User Experience Overhaul

Research + Strategy + Design

Openn is an online platform based in Australia for buying and selling property. They have multiple ways in which to do this, including online auction and private treaty. During my time at Slide UX I worked on a project to improve Openn’s overall user experience.


Openn wanted to overhaul their user experience for a few reasons: to grow their market share, prepare for an expansion to the U.S., and make their product easier to use.

Users & Audience

At the beginning of this project we held a user needs workshop with the Openn team and identified two primary personas in the property selling process: buyers and selling agents. Each has a specific goal. Buyers are trying to purchase a property. Selling agents are trying to do right by their client and earn their commission. For both sides there is a lot of money on the line and the process can be stressful. So it goes without saying, if that process can be made less painful it would be better for everyone.

Roles & Responsibilities

I worked with two other designers throughout the course of this project, acting as the strategy and design lead for the majority of the engagement. I worked closely with a UI designer and a UX coordinator to deliver new work to the client weekly.

Scope & Constraints

This was a fixed fee, fixed timeline project. Over a period of 17 weeks we met with the Openn team weekly to review new deliverables.

WFH Whiteboarding Session

Process / What We Did

The process started with a site audit where we identified various usability problems. Then we analyzed alternatives to see what their competitors were doing and to identify how they compared to UX best practices. We created sitemaps and user flows. We did our due diligence. Then we talked to users.
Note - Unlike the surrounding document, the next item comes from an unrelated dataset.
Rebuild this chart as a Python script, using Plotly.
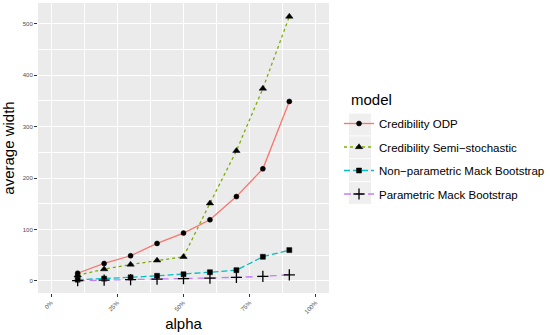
import plotly.graph_objects as go

alpha = [0.1, 0.2, 0.3, 0.4, 0.5, 0.6, 0.7, 0.8, 0.9]
cred_odp = [15, 34, 49, 73, 93, 119, 164, 218, 349]
cred_semi = [11, 23, 32, 40, 47, 151, 253, 374, 514]
np_mack = [2.5, 4.5, 7, 10, 13, 17, 21, 47, 60]
p_mack = [0.5, 1.5, 2.5, 3.5, 4.5, 5.5, 7, 9, 12]

names = ["Credibility ODP", "Credibility Semi\u2212stochastic",
         "Non\u2212parametric Mack Bootstrap", "Parametric Mack Bootstrap"]
series = [cred_odp, cred_semi, np_mack, p_mack]
colors = ["#F8766D", "#7CAE00", "#00BFC4", "#C77CFF"]
dashes = ["solid", "3px,3px", "6px,3px", "7px,5px"]
symbols = ["circle", "triangle-up", "square", "cross-thin"]
sizes = [5, 6.5, 5, 8]
mlw = [0.5, 0.5, 0.5, 1.3]

x_ticks = [0, 0.25, 0.5, 0.75, 1.0]
x_ticklabels = ["0%", "25%", "50%", "75%", "100%"]
y_ticks = [0, 100, 200, 300, 400, 500]

W, H = 550, 335
ML, MR, MT, MB = 38, 221, 3, 42
pw, ph = W - ML - MR, H - MT - MB

fig = go.Figure()
for i, (n, s) in enumerate(zip(names, series)):
    fig.add_trace(go.Scatter(
        x=alpha, y=s, name=n, mode="lines+markers",
        legendgroup=str(i),
        line=dict(color=colors[i], width=1.3, dash=dashes[i]),
        marker=dict(symbol=symbols[i], color="black", size=sizes[i],
                    line=dict(color="black", width=mlw[i])),
    ))

# legend key backgrounds (gray squares like ggplot)
shapes = []
for k in range(4):
    cy = 124.5 + k * 22.8
    x0, x1 = 349, 371
    y0, y1 = cy - 11, cy + 11
    shapes.append(dict(type="rect", xref="paper", yref="paper",
                       x0=(x0 - ML) / pw, x1=(x1 - ML) / pw,
                       y0=(H - MB - y1) / ph, y1=(H - MB - y0) / ph,
                       fillcolor="#EFEFEF", line=dict(width=0), layer="below"))

font_family = "Liberation Sans, Arial, sans-serif"
fig.update_layout(
    width=W, height=H,
    margin=dict(l=ML, r=MR, t=MT, b=MB, autoexpand=False),
    paper_bgcolor="white", plot_bgcolor="#EBEBEB",
    font=dict(family=font_family, color="black"),
    showlegend=True,
    shapes=shapes,
    annotations=[dict(text="model", xref="paper", yref="paper",
                      x=(349 - ML) / pw, y=(H - MB - 89) / ph,
                      xanchor="left", yanchor="top", showarrow=False,
                      font=dict(size=15, color="black"))],
    legend=dict(
        xref="container", yref="container", x=339 / W, y=1 - 109 / H,
        xanchor="left", yanchor="top",
        font=dict(size=11.5, color="black"),
        bgcolor="rgba(0,0,0,0)",
        tracegroupgap=4.5, itemwidth=30,
    ),
    xaxis=dict(
        range=[-0.05, 1.05], tickvals=x_ticks, ticktext=x_ticklabels,
        tickangle=-45, tickfont=dict(size=6, color="#4D4D4D"),
        ticks="outside", ticklen=3, tickcolor="#333333", tickwidth=1,
        showgrid=True, gridcolor="white", gridwidth=1.1, zeroline=False,
        minor=dict(dtick=0.125, tick0=0.125, showgrid=True, gridcolor="white", gridwidth=0.5, ticks=""),
        showline=False, automargin=False,
        title=dict(text="alpha", font=dict(size=15), standoff=4),
    ),
    yaxis=dict(
        range=[-23.4, 540.3], tickvals=y_ticks,
        tickfont=dict(size=6, color="#4D4D4D"),
        ticks="outside", ticklen=3, tickcolor="#333333", tickwidth=1,
        showgrid=True, gridcolor="white", gridwidth=1.1, zeroline=False,
        minor=dict(dtick=100, tick0=50, showgrid=True, gridcolor="white", gridwidth=0.5, ticks=""),
        showline=False, automargin=False,
        title=dict(text="average width", font=dict(size=15), standoff=4),
    ),
)

fig.write_html("out.html", config={"displayModeBar": False},
               post_script="document.body.style.margin='0';document.body.style.padding='0';")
This piece was crucial for us to get Australians’ perspective on the process, since as Americans we were pretty new to it. We walked buyers and agents through the process and learned their goals, likes, and pain points. One of the biggest things that stood out was that buyers felt there wasn’t enough connection between the process and the property they were trying to purchase. So we set out to fix that, among other things.
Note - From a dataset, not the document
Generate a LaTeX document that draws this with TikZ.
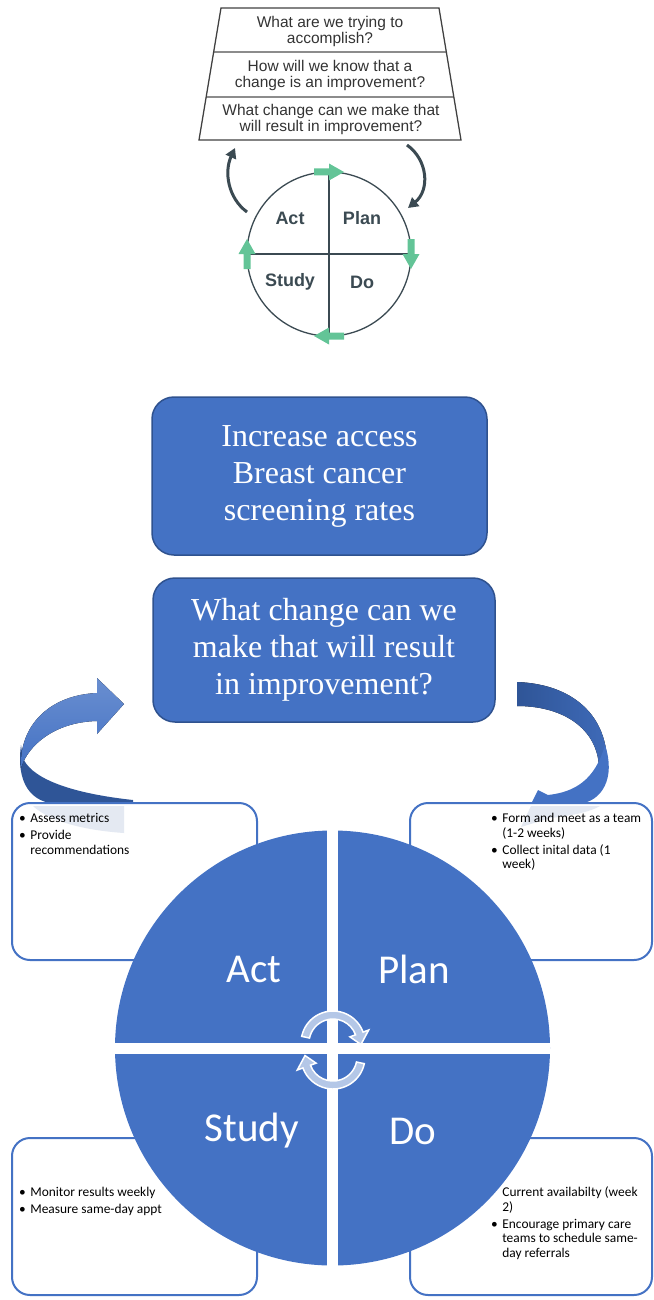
\documentclass[tikz,border=0pt]{standalone}
\usepackage{fontspec}
\setmainfont{Liberation Serif}
\newfontfamily\calibri{Carlito}
\newfontfamily\arialfont{Liberation Sans}
\usetikzlibrary{arrows.meta,calc}

\definecolor{pdsablue}{HTML}{4472C4}
\definecolor{pdsadark}{HTML}{2F5597}
\definecolor{pdsaedge}{HTML}{2F528F}
\definecolor{mint}{HTML}{63C497}
\definecolor{slate}{HTML}{3B4A52}
\definecolor{lav}{HTML}{B4C7E7}
\definecolor{fade}{HTML}{E4E9F2}

\begin{document}
\begin{tikzpicture}[
    x=1pt, y=1pt,
    frame/.style={draw=black!75, line width=1.3},
    rule/.style={draw=black!45, line width=1.2},
    question/.style={font=\arialfont\fontsize{15.5}{16}\selectfont, text=black!80, align=center},
    quad/.style={font=\arialfont\bfseries\fontsize{18}{18}\selectfont, text=slate},
    cyclearrow/.style={draw=slate, line width=3, -{Triangle[length=10pt,width=11pt]}},
    bluebox/.style={draw=pdsaedge, line width=1.5, fill=pdsablue, rounded corners=22,
      font=\fontsize{32}{37}\selectfont, text=white, align=center},
    notebox/.style={draw=pdsablue, line width=2, fill=white, rounded corners=18},
    notes/.style={font=\calibri\fontsize{13.4}{14.8}\selectfont, anchor=north west, inner sep=0},
    phase/.style={font=\calibri\fontsize{41}{41}\selectfont, text=white},
    turn/.style={fill=lav, draw=white, line width=1.5}
  ]
  \useasboundingbox (0,0) rectangle (653,-1300);

  % the three questions
  \coordinate (tl) at (221,-8);
  \coordinate (tr) at (439,-8);
  \coordinate (bl) at (199,-140);
  \coordinate (br) at (461,-140);
  \draw[rule] ($(tl)!0.333!(bl)$) -- ($(tr)!0.333!(br)$);
  \draw[rule] ($(tl)!0.674!(bl)$) -- ($(tr)!0.674!(br)$);
  \draw[frame] (tl) -- (tr) -- (br) -- (bl) -- cycle;
  \node[question] (aim) at (330,-31.5) {What are we trying to\\accomplish?};
  \node[question] (measure) at (330,-75.5) {How will we know that a\\change is an improvement?};
  \node[question] (change) at (331,-119.5) {What change can we make that\\will result in improvement?};

  % small cycle
  \node[circle, draw=slate, line width=1.3, minimum size=164, inner sep=0] (cycle) at (329,-254) {};
  \draw[slate, line width=1.3] (cycle.north) -- (cycle.south) (cycle.west) -- (cycle.east);
  \foreach \a in {90,0,-90,180}
    \fill[mint, shift={(cycle.center)}, shift={(\a:82)}, rotate=\a-90]
      (-15,-3.5) -- (0,-3.5) -- (0,-8.5) -- (15,0) -- (0,8.5) -- (0,3.5) -- (-15,3.5) -- cycle;
  \node[quad] (tact) at (290,-218) {Act};
  \node[quad] (tplan) at (362,-218) {Plan};
  \node[quad] (tstudy) at (290,-282) {Study};
  \node[quad] (tdo) at (362,-282) {Do};

  \coordinate (upfrom) at (247,-212);
  \coordinate (upto) at (235,-148);
  \draw[cyclearrow] (upfrom) .. controls (228,-198) and (224,-172) .. (upto);
  \coordinate (downfrom) at (407,-145);
  \coordinate (downto) at (408,-208);
  \draw[cyclearrow] (downfrom) .. controls (428,-160) and (430,-190) .. (downto);

  % aim and change
  \node[bluebox, minimum width=335, minimum height=158] (goal) at (319.5,-476)
    {Increase access\\Breast cancer\\screening rates};
  \node[bluebox, minimum width=342, minimum height=144] (idea) at (324,-650)
    {What change can we\\make that will result\\in improvement?};

  % ribbon arrows
  \fill[pdsadark] (21,-745) .. controls (16,-782) and (30,-804) .. (60,-804) -- (133,-804)
    -- (133,-800) .. controls (60,-792) and (30,-775) .. (23,-758) -- cycle;
  \fill[top color=pdsablue!80!white, bottom color=pdsablue] (97,-693)
    .. controls (50,-695) and (19,-725) .. (21,-768)
    .. controls (28,-745) and (55,-722) .. (97,-721)
    -- (97,-734) -- (124,-704) -- (97,-678) -- cycle;

  \fill[left color=pdsadark, right color=pdsablue!75!pdsadark] (517,-682)
    .. controls (572,-684) and (609,-715) .. (607,-768) -- (599,-768)
    .. controls (598,-730) and (565,-706) .. (517,-706) -- cycle;
  \fill[pdsablue] (605,-745) .. controls (616,-778) and (602,-802) .. (578,-804)
    -- (531,-804) -- (538,-790) -- (548,-795)
    .. controls (575,-792) and (595,-780) .. (605,-745) -- cycle;

  % note boxes
  \node[notebox, minimum width=245, minimum height=157] (actbox) at (134.5,-881.5) {};
  \node[notebox, minimum width=242, minimum height=157] (planbox) at (531,-881.5) {};
  \node[notebox, minimum width=245, minimum height=157] (studybox) at (134.5,-1216.5) {};
  \node[notebox, minimum width=242, minimum height=157] (dobox) at (531,-1216.5) {};

  \fill[fade] (33,-806) -- (124,-806) -- (124,-833) .. controls (80,-830) and (48,-820) .. (33,-806) -- cycle;
  \fill[fade] (531,-806) -- (600,-806) .. controls (590,-812) and (570,-816) .. (550,-818)
    -- (521,-827) -- cycle;

  \node[notes] (actnotes) at ([shift={(8,-10)}]actbox.north west)
    {\begin{tabular}{@{}l@{\hspace{4.5pt}}l@{}}
      \textbullet & Assess metrics\\[2pt]
      \textbullet & Provide\\
                  & recommendations
    \end{tabular}};
  \node[notes] (plannotes) at ([shift={(82,-10)}]planbox.north west)
    {\begin{tabular}{@{}l@{\hspace{4.5pt}}l@{}}
      \textbullet & Form and meet as a team\\
                  & (1-2 weeks)\\[2pt]
      \textbullet & Collect inital data (1\\
                  & week)
    \end{tabular}};
  \node[notes] (studynotes) at ([shift={(8,-49)}]studybox.north west)
    {\begin{tabular}{@{}l@{\hspace{4.5pt}}l@{}}
      \textbullet & Monitor results weekly\\[2pt]
      \textbullet & Measure same-day appt
    \end{tabular}};
  \node[notes] (donotes) at ([shift={(82,-49)}]dobox.north west)
    {\begin{tabular}{@{}l@{\hspace{4.5pt}}l@{}}
                  & Current availabilty (week\\
                  & 2)\\[2pt]
      \textbullet & Encourage primary care\\
                  & teams to schedule same-\\
                  & day referrals
    \end{tabular}};

  % PDSA wheel
  \node[circle, fill=pdsablue, minimum size=435, inner sep=0] (wheel) at (332.5,-1048) {};
  \draw[white, line width=11] (wheel.north) -- (wheel.south) (wheel.west) -- (wheel.east);
  \node[phase] (act) at (254,-969) {Act};
  \node[phase] (plan) at (414,-969) {Plan};
  \node[phase] (study) at (252,-1131) {Study};
  \node[phase] (do) at (413,-1131) {Do};

  \coordinate (ua) at (333,-1043);
  \coordinate (la) at (333,-1057);
  \foreach \c/\r in {ua/0, la/180}
    \path[turn, shift={(\c)}, rotate=\r] (168:32) arc[start angle=168, end angle=20, radius=32]
      -- (20:38) -- (-3:28) -- (20:18) -- (20:24)
      arc[start angle=20, end angle=168, radius=24] -- cycle;
\end{tikzpicture}
\end{document}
We created a handful of wireframes for some of the more complex screens to discuss our ideas with the Openn team. We designed a header that would exist in various forms throughout the entire purchasing process from a property’s description through the actual purchase. This header included photos and basic details about the property, as well as actions to be taken to proceed to the next step of the process. It serves as an anchor for every screen, a reminder to the user of why they’re doing what they’re doing (such as submitting an offer or defining their terms and conditions).

Another area we worked on was a new process for moving potential buyers through the process of filling out all the required “paperwork”. We switched from a system of confusing tabs to a stepped experience which helps people see where they are in the process and how far they are from completion. And, of course, there is the ever-present header which reminds them why they are doing this in the first place: to buy a property.

Once we knew we were aligned on wireframes, we created a visual design concept based on a basic style guide shared with us by the Openn marketing team. When we agreed on a look and feel, we applied it to the wireframes we had created thus far.

Once we had a handful of screens fleshed out, it was time to test them with users. We conducted interviews with a handful of participants, some of whom participated in our initial research. It was great getting to walk through the new designs with people we had talked to previously and see their reactions, which were very positive. Among other things, they saw a new connection between property and process, and felt satisfied that their feedback had been heard. All participants able to complete tasks without any trouble. Some minor issues were identified (such as a share icon which no one understood) and addressed in further iteration.

From there we built out a handful of additional key screens, focusing on creating components the Openn team could use to create the rest of the screens they would need to round out the experience. We also created a design system using components we made to build out screens. Our final deliverable was a Figma file.

The new site design is currently in development and is expected to launch in April. I will post screenshots after launch. In the meantime, you can email me to request images.

Lessons Learned

Designing a product to be used in multiple countries can be challenging. In our research we learned that Australian and U.S. users had differing perspectives; Americans aren’t as familiar with purchasing properties at auction, and tend to have preconceived notions of what that means (foreclosures, mainly). One of the things we learned is that, especially when designing for users with different points of reference, it is important to provide the right information at the right time so as to help users understand the process but not be overwhelmed.

We also learned some important things about Figma, particularly in regards to file handoff and connected libraries. We discovered the external file we planned to give the client was referencing external files we used to pull assets such as icons, colors, and images; there were hundreds of instances. And though those libraries had been disconnected, the references remained. We had been using Figma for over a year and while this wasn’t the first time we encountered the problem, it was the first time we weren’t able to fix it relatively quickly. In the end we were able to resolve the issue, and we learned some valuable lessons, best practices, and helpful tricks in the process.